Question

Two steel wires of radii r and 2r are connected together end to end and tied to a wall as shown. The force stretches the combination by 10 mm. How far does the junction point A move, (in mm)

Answer 1

8

Answer 2

The problem involves two steel wires of different radii connected end to end and subjected to a tensile force.

Let the first wire (connected to the wall) have radius $r_1 = r$ and length $L_1 = L$. Its area of cross-section is $A_1 = \pi r_1^2 = \pi r^2$.

Let the second wire (connected to the force $F$) have radius $r_2 = 2r$ and length $L_2 = L$. Its area of cross-section is $A_2 = \pi r_2^2 = \pi (2r)^2 = 4 \pi r^2$.

Both wires are made of steel, so they have the same Young's modulus, let's denote it by $Y$.

When a force $F$ is applied to the combination, both wires are under the same tension $F$. The elongation of a wire under tension is given by the formula $\Delta L = \frac{F L}{A Y}$.

The elongation of the first wire is $\Delta L_1 = \frac{F L_1}{A_1 Y} = \frac{F L}{\pi r^2 Y}$.

The elongation of the second wire is $\Delta L_2 = \frac{F L_2}{A_2 Y} = \frac{F L}{4 \pi r^2 Y}$.

Comparing the elongations, we can see that $\Delta L_2 = \frac{1}{4} \left(\frac{F L}{\pi r^2 Y}\right) = \frac{1}{4} \Delta L_1$.

The total elongation of the combination is the sum of the individual elongations: $\Delta L_{total} = \Delta L_1 + \Delta L_2$. We are given that the total elongation is 10 mm. $\Delta L_{total} = 10 \text{ mm}$.

Substituting the relationship between $\Delta L_1$ and $\Delta L_2$ into the total elongation equation:

$10 \text{ mm} = \Delta L_1 + \frac{1}{4} \Delta L_1$

$10 \text{ mm} = \left(1 + \frac{1}{4}\right) \Delta L_1$

$10 \text{ mm} = \frac{5}{4} \Delta L_1$.

Solving for $\Delta L_1$:

$\Delta L_1 = \frac{4}{5} \times 10 \text{ mm} = 8 \text{ mm}$.

The junction point A is located at the end of the first wire (the one with radius $r$).
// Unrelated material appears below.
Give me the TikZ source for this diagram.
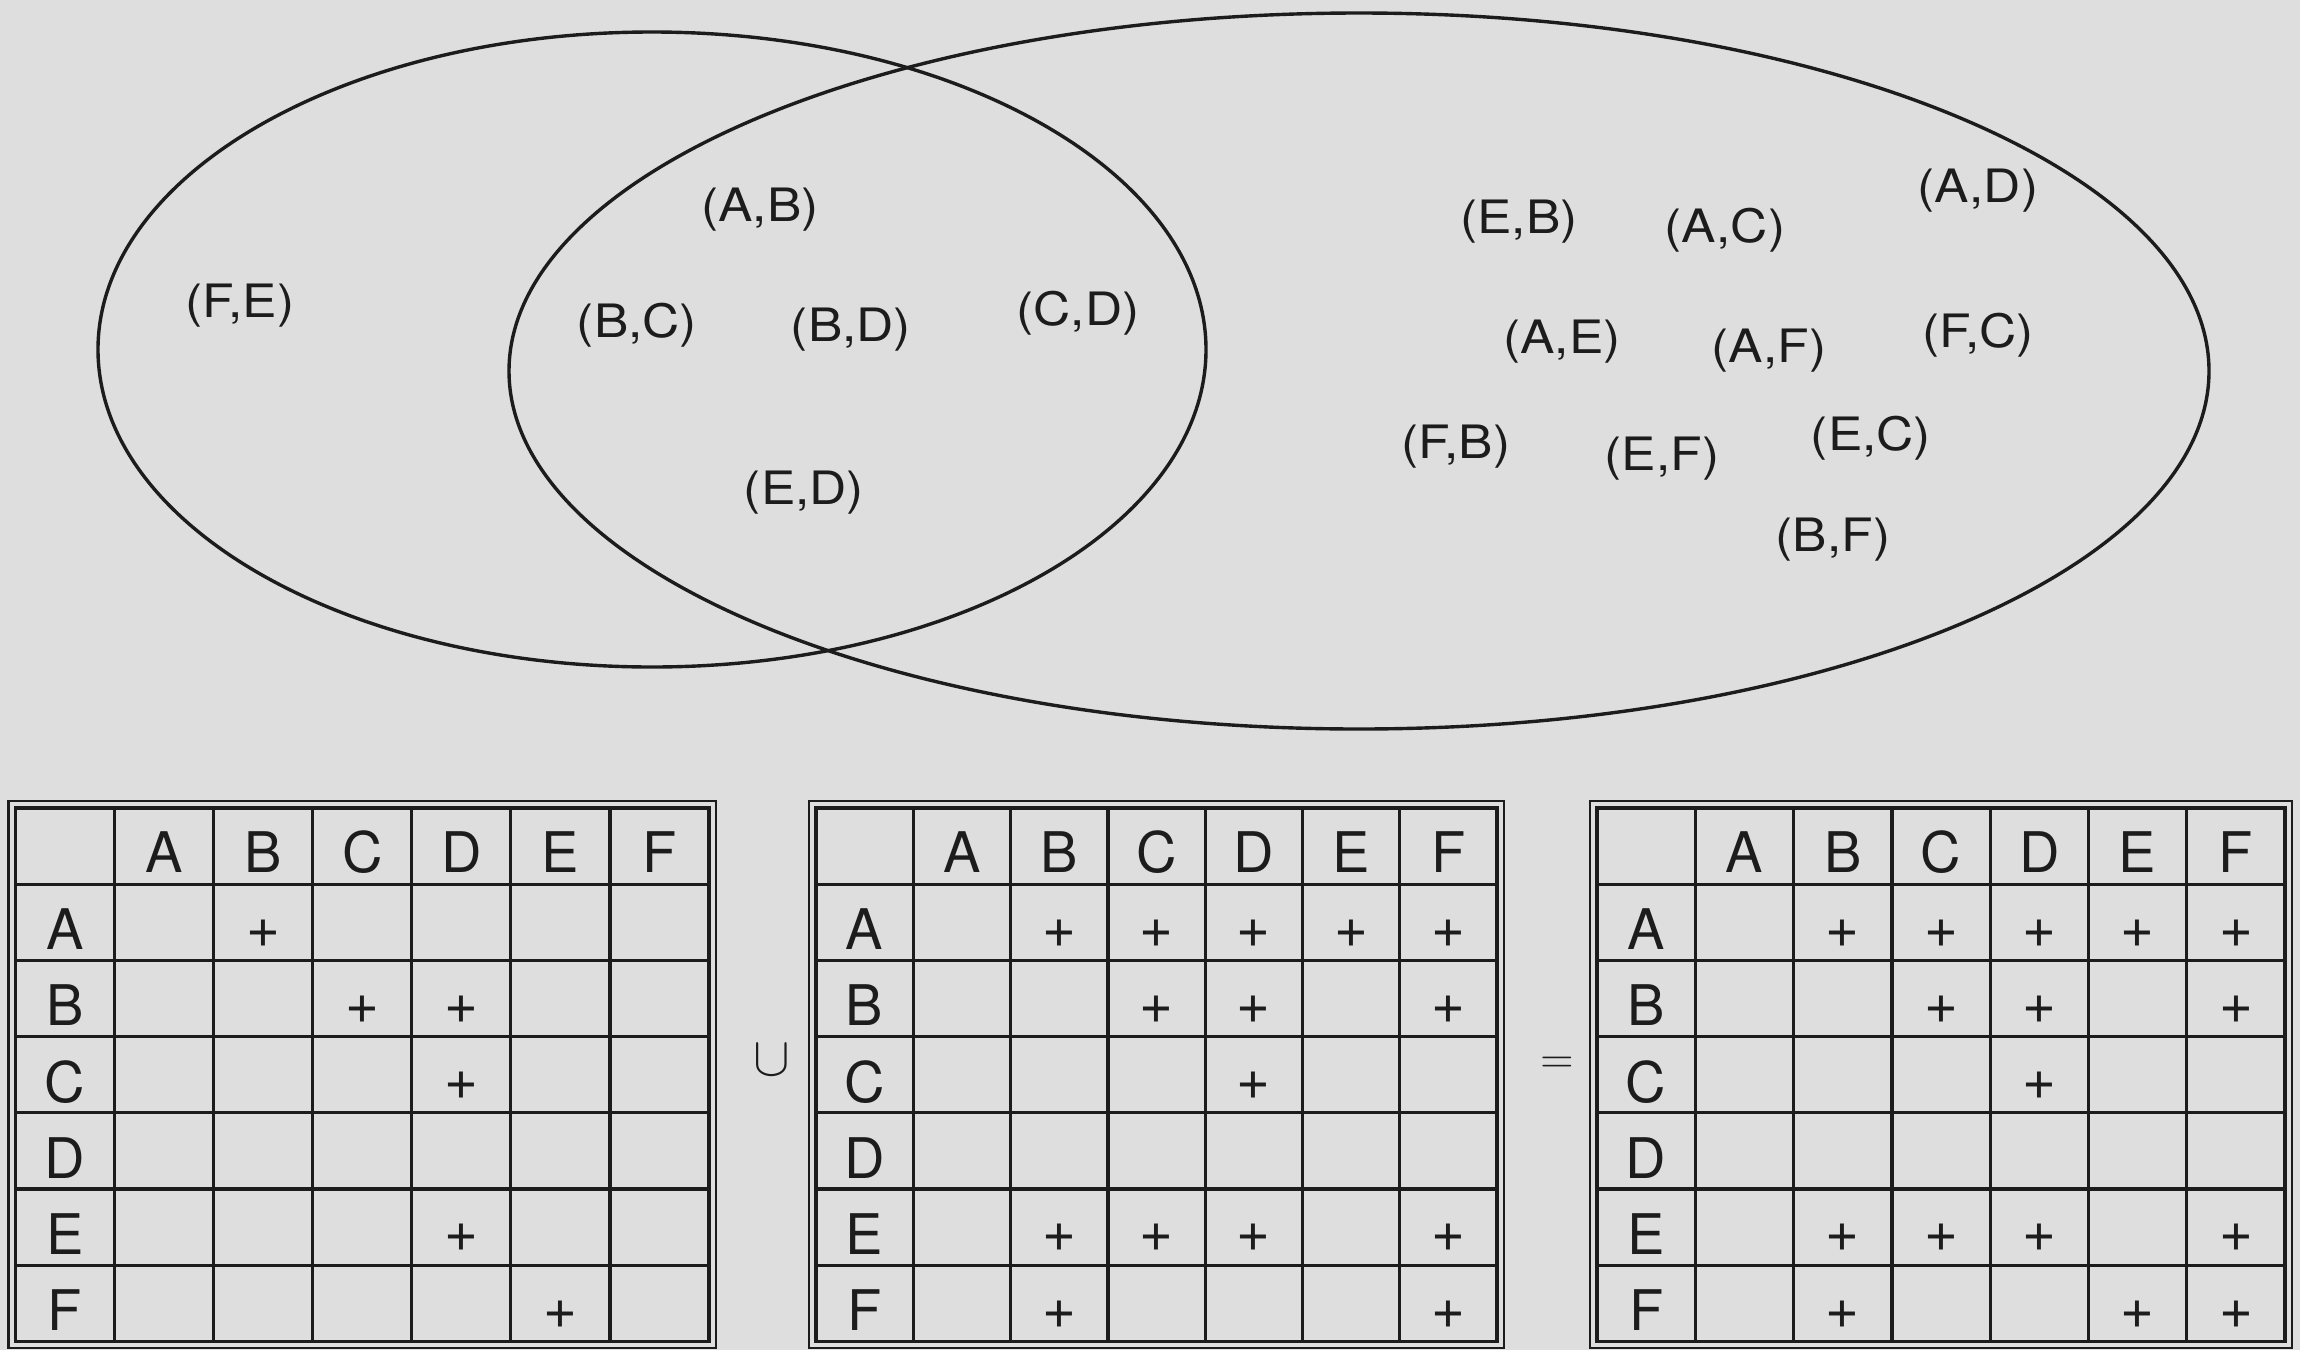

The other end of the first wire is fixed to the wall. When the force is applied, the first wire elongates by $\Delta L_1$. Since the left end of the first wire is fixed, the junction point A moves by an amount equal to the elongation of the first wire.

Displacement of junction point A = $\Delta L_1$.

Displacement of junction point A = 8 mm.